Grey Areas and Reality

Previous research has shown that the anonymity of the internet has had a profound effect on the behavior of people online. However, past endeavours have not looked into the fact that this anonymity is not singularly bad, and the effects could be negative or positive. In our web text we seek to explore the consequences of this phenomenon and the moral and ethical implications of an anonymous internet. Through the medium of the web we will be able to deliver our text directly to the audience to which it refers. In doing so we plan to address why people act differently on the internet. Why is it that anonymity changes people? What are the reasons some people see the internet as real life and others distance themselves from the notion?

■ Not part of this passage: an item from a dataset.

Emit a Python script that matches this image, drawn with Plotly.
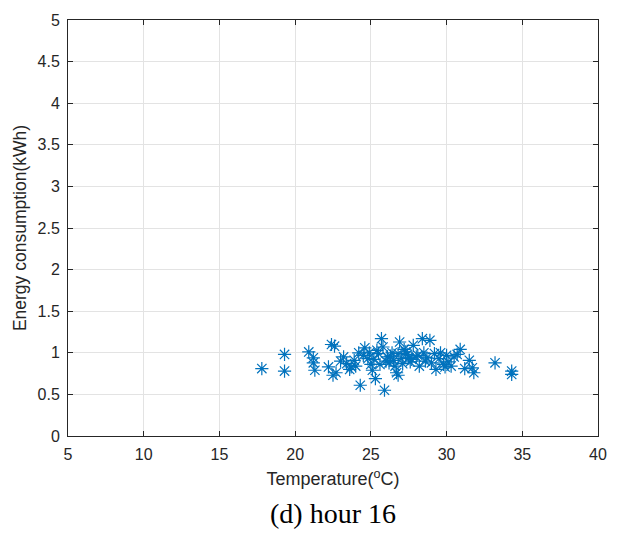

Alongside our discussion of ways the internet changes people we shall explore both why and how many of the actions performed anonymously differ from actions taken with identities tied to them. It has long been known that people may present themselves differently online than in the physical world. How is this contributing to cyber crimes? In addition to this, we endeavour to explore the positive and negative connotations of these identities. Why is this alternate reality viewed in such a negative light? Are there positives that can be associated with having these separate realities? We plan to complicate this idea further than it has been.  Past research points out the negatives of the internet’s impact on morality, but we plan to explore the gray areas of internet morality, for just as the morality of behaviors presented in the physical world are not black and white, neither are the behaviors of the online world. Perhaps they are even more complex.